L’annexe
L’intelligence littéraire de Catherine Mavrikakis n’est plus à prouver. Depuis Le ciel de Bay City (2008), pour lequel elle remporta le Prix littéraire des collégiens et le Prix des libraires du Québec, la romancière et essayiste construit une œuvre d’une rare cohérence dans l’univers livresque québécois. Chacun de ses livres est une surprise, et si son plus récent, Oscar de Profundis, nous plongeait dans un Montréal futuriste et pestiféré vu par la lorgnette d’une rockstar locale, sa nouveauté se présente à nous comme un thriller sous fond d’espionnage et de trahison. Mais comme à son habitude, les faux-semblants sont nombreux. Elle serait d’ailleurs la première à vous dire de ne jamais faire confiance à une écrivaine, encore moins à ce qu’elle écrit. Sous des allures de huis clos suffocant, L’annexe est propulsé par un souffle littéraire fascinant.

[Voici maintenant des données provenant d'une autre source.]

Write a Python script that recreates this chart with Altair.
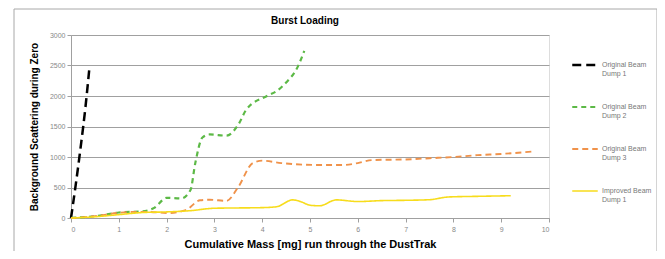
import altair as alt
import pandas as pd

series_names = ["Original Beam\nDump 1", "Original Beam\nDump 2", "Original Beam\nDump 3", "Improved Beam\nDump 1"]
series_colors = ["#000000", "#5cb946", "#f0924a", "#f7dc1c"]
series_dash = [[9, 5], [5, 4], [6, 4], [1, 0]]
series_width = [2.5, 1.6, 2.0, 2.2]

x_dump1 = [0, 0.1, 0.2, 0.3, 0.38]
y_dump1 = [0, 550, 1150, 1800, 2420]

x_dump2 = [0, 0.5, 1.0, 1.5, 1.75, 2.0, 2.3, 2.5, 2.6, 2.75, 2.9, 3.25, 3.5, 3.67, 4.1, 4.3, 4.5, 4.75, 4.88]
y_dump2 = [0, 30, 90, 110, 170, 330, 320, 460, 900, 1320, 1370, 1350, 1530, 1780, 2000, 2080, 2220, 2490, 2740]

x_dump3 = [0, 0.5, 1.0, 1.3, 1.6, 2.05, 2.4, 2.7, 2.9, 3.25, 3.5, 3.8, 4.0, 4.4, 5.1, 5.7, 6.0, 6.3, 7.0, 7.5, 8.0, 8.5, 9.0, 9.66]
y_dump3 = [0, 30, 85, 100, 100, 82, 130, 290, 300, 280, 510, 900, 940, 900, 870, 870, 900, 950, 960, 980, 1000, 1030, 1050, 1090]

x_improved = [0, 0.5, 1.0, 1.5, 2.0, 2.5, 3.0, 3.5, 4.0, 4.3, 4.64, 4.8, 5.0, 5.2, 5.55, 6.0, 6.5, 7.0, 7.5, 7.9, 8.5, 9.2]
y_improved = [0, 20, 55, 90, 100, 120, 160, 165, 170, 185, 297, 270, 210, 200, 297, 270, 285, 290, 300, 345, 355, 365]

x_ticks = list(range(0, 11))
y_ticks = [0, 500, 1000, 1500, 2000, 2500, 3000]

rows = []
for name, xs, ys in zip(series_names, [x_dump1, x_dump2, x_dump3, x_improved],
                        [y_dump1, y_dump2, y_dump3, y_improved]):
    for i, (xv, yv) in enumerate(zip(xs, ys)):
        rows.append({"series": name, "mass": xv, "scatter": yv, "order": i})
df = pd.DataFrame(rows)

FONT = "Liberation Sans"

frame = alt.Chart(pd.DataFrame({"a": [0]})).mark_rect(
    fill=None, stroke="#a8a8a8", strokeWidth=1, clip=False
).encode(
    x=alt.value(-57), x2=alt.value(586), y=alt.value(-26), y2=alt.value(240)
)

lines = alt.Chart(df).mark_line(interpolate="monotone", clip=False).encode(
    x=alt.X("mass:Q", scale=alt.Scale(domain=[0, 10], nice=False),
            axis=alt.Axis(values=x_ticks, title="Cumulative Mass [mg] run through the DustTrak",
                          format="d",
                          grid=False, domainColor="#a0a0a0", tickColor="#a0a0a0", tickSize=4,
                          labelFontSize=7, labelColor="#888888", labelPadding=3,
                          titleFontSize=11, titleFontWeight="bold", titleColor="#000000",
                          titlePadding=6, titleFont=FONT, labelFont=FONT)),
    y=alt.Y("scatter:Q", scale=alt.Scale(domain=[0, 3000], nice=False),
            axis=alt.Axis(values=y_ticks, title="Background Scattering during Zero",
                          format="d",
                          grid=True, gridColor="#a0a0a0", gridWidth=1.2,
                          domainColor="#a0a0a0", tickColor="#a0a0a0", tickSize=4,
                          labelFontSize=7, labelColor="#888888", labelPadding=2,
                          titleFontSize=10, titleFontWeight="bold", titleColor="#000000",
                          titlePadding=10, titleFont=FONT, labelFont=FONT)),
    color=alt.Color("series:N", scale=alt.Scale(domain=series_names, range=series_colors),
                    legend=alt.Legend(title=None, orient="none", legendX=500, legendY=16,
                                      symbolType="stroke", symbolSize=650, symbolStrokeWidth=2.5,
                                      labelExpr="split(datum.label, '\\n')",
                                      labelFontSize=7, labelColor="#777777", labelFont=FONT,
                                      rowPadding=16, labelOffset=3, labelLimit=120)),
    strokeDash=alt.StrokeDash("series:N", scale=alt.Scale(domain=series_names, range=series_dash),
                              legend=None),
    strokeWidth=alt.StrokeWidth("series:N", scale=alt.Scale(domain=series_names, range=series_width),
                                legend=None),
    order="order:Q",
)

chart = alt.layer(frame, lines).properties(
    width=478, height=183,
    title=alt.TitleParams("Burst Loading", fontSize=10, fontWeight="bold", font=FONT,
                          color="#000000", anchor="middle", offset=-17, dx=-5, frame="group"),
    autosize=alt.AutoSizeParams(type="none"),
    padding={"left": 63, "top": 27, "right": 108, "bottom": 33},
).configure_view(stroke=None).configure(background="white")

chart.save("out.html", embed_options={"renderer": "svg", "actions": False})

Espionne à la solde de l’Organisation, elle a récemment été repérée et l’on craint pour sa vie. L’Annexe, c’est le nom qu’a donné Anna à la maison de protection dans laquelle elle est confinée, baptisée en l’honneur du petit cagibi dans lequel Anne Frank et sa famille se sont cachées pendant des mois. Anna voue une fascination à ce lieu d’Amsterdam qu’elle visitait annuellement. C’est d’ailleurs à sa sortie qu’elle a remarqué qu’on la suivait, avant de sauter dans un avion à la demande de ses patrons. Le tenancier de la place, un énigmatique Célestino, est un personnage grandiloquent et verbomoteur qui, dans des joutes verbales succulentes, ne cesse de ramener tout à la littérature, jeu auquel se prend Anna à ses risques et périls. La faune est complétée par un couple de vieux aristocrates russes, un jeune fendant, un quinquagénaire dépressif, et d’autres employés à cacher dont on sait tout et rien, car, bien certainement, tout est fiction.
Les références littéraires débordent de ce livre jouissif pour quiconque aime suivre l’esprit vif de la romancière. Ce lieu pourrait tantôt être le sanatorium Berghof dans La montagne magique de Thomas Mann, tantôt cette maison coupée du monde dans Dix petits nègres d’Agatha Christie. Tout au long du livre, Anna baptise chacun de ses acolytes sous des couverts littéraires – une nouvelle de Tourgueniev ou encore un classique de Camus. Brillant et truculent, L’annexe se lit comme un roman ou comme une prescription littéraire.